Gordon Liu jumps into the immature teenage Wong Fei Hung, whom in this version doesn’t know Kung Fu despite being the son of famous master Wong Kei-Ying, who refuses to teach his own son as he finds him too immature, and learning kung-fu would only get him into trouble (or really, just plain kill someone). But soon Wong will go to his father’s master, Master Lu (Tai-Chen) who decides to teach Fei-Hung, and maybe, just maybe get him to grow up a little, much to his father’s delight. But things take a dark turn as wanted criminal Chen Ah-Fu (Lui Chia Liang), hiding in a martial arts school, kills a local kung fu master Yuen Chiang, who has been tracking him down. Unfortunately for Chen, Yuen was a friend of Wong Fei Hung and his father. Of course vengeance must come…if he can learn kung fu quickly enough!

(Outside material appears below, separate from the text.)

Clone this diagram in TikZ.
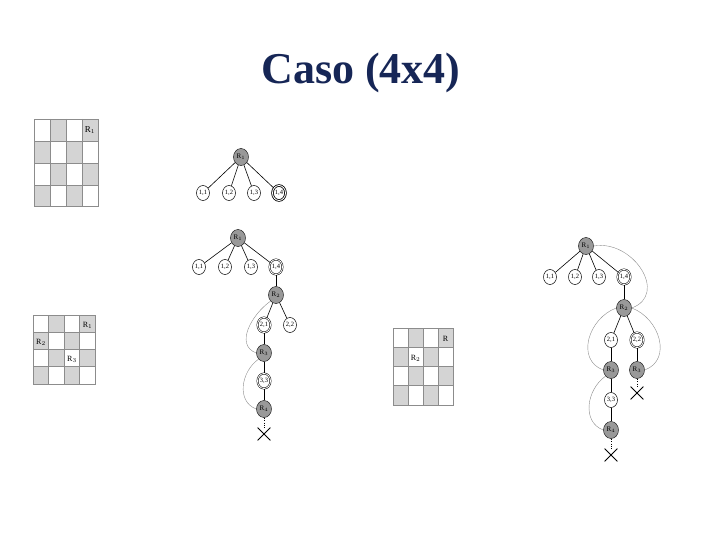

Lui Chia Liang made a kung fu film that had something to say about the nature of Kung Fu not only teaching one how to fight, but also how to change one’s heart. The film isn’t as action packed as many in the genre, but is still a worthy addition to the annals of kung fu films. Gordon Liu does an amazing job of transitioning from an immature, entitled kid to compassionate Kung-Fu master by film’s end, and while Liu Chia-Liang’s part is small than it appears to be, he plays a worthy rascal of a villain, but not an invincible one. Chen Kuan Tai is a standout as the kung fu master who seems to fear getting old and “losing a step” and isn’t afraid to go shirts-off-in-the-rain to prove he’s still a badass!

Fung Hak-On and John Cheung play their characters in exactly the slimy way you’d imagine, and both are uniformly great. You just can’t wait to see both of them eat a Gordon Liu fist before the film ends, and Cheung certainly gets his (he gets a testicle shot for the ages), but I didn’t foresee the ending both men would get, and it was a pleasant surprise to see the true teachings Wong Fei Hung learned hit home.

As is the case with many Shaw Brothers films, one of the highlights are the training sequences, finding Gordon learning how to use the staff all the way to understanding the uses of Crane and Tiger styles of Kung Fu, and it’s as great as you’d hope it would be. It must be said, trying to ambush your master daily in order to learn Kung Fu is just not…look, getting your ass kicked daily this way is just not a plan!

The “final fight” can be looked at as a little anti-climactic, but the battle between Wong Fei Hung and Ah Fu is an interesting one. Ah Fu, being the villain, finds himself quickly being overmatched by Fei-Hung, and tries to take the fight to other terrain when he can regain his advantage, but never does. The pole fighting is full of exciting fight choreography, and if you watch Liu Chia-Liang’s films you knew it was gonna be awesome, and it is! The New Year brawl looks like an exciting version of Kung Fu Rugby, and some announcer commentary would have been so fun to have, but alas it wasn’t meant to be. The rules are sketchy though, while no weapons are allowed, folks find a way to bring them in and use them without the judges finding out, which means they must be either blind or in dire need of glasses.

Kiai-Kick’s Grade: 8.5

Another thrilling tale of Wong Fei-Hung with Gordon Liu leaping into the role as only Gordon can, and Liu Chia-Liang not only shows the ferocity of Kung-Fu, but also the way that compassion and kindness can change one’s heart. After a few kicks to face!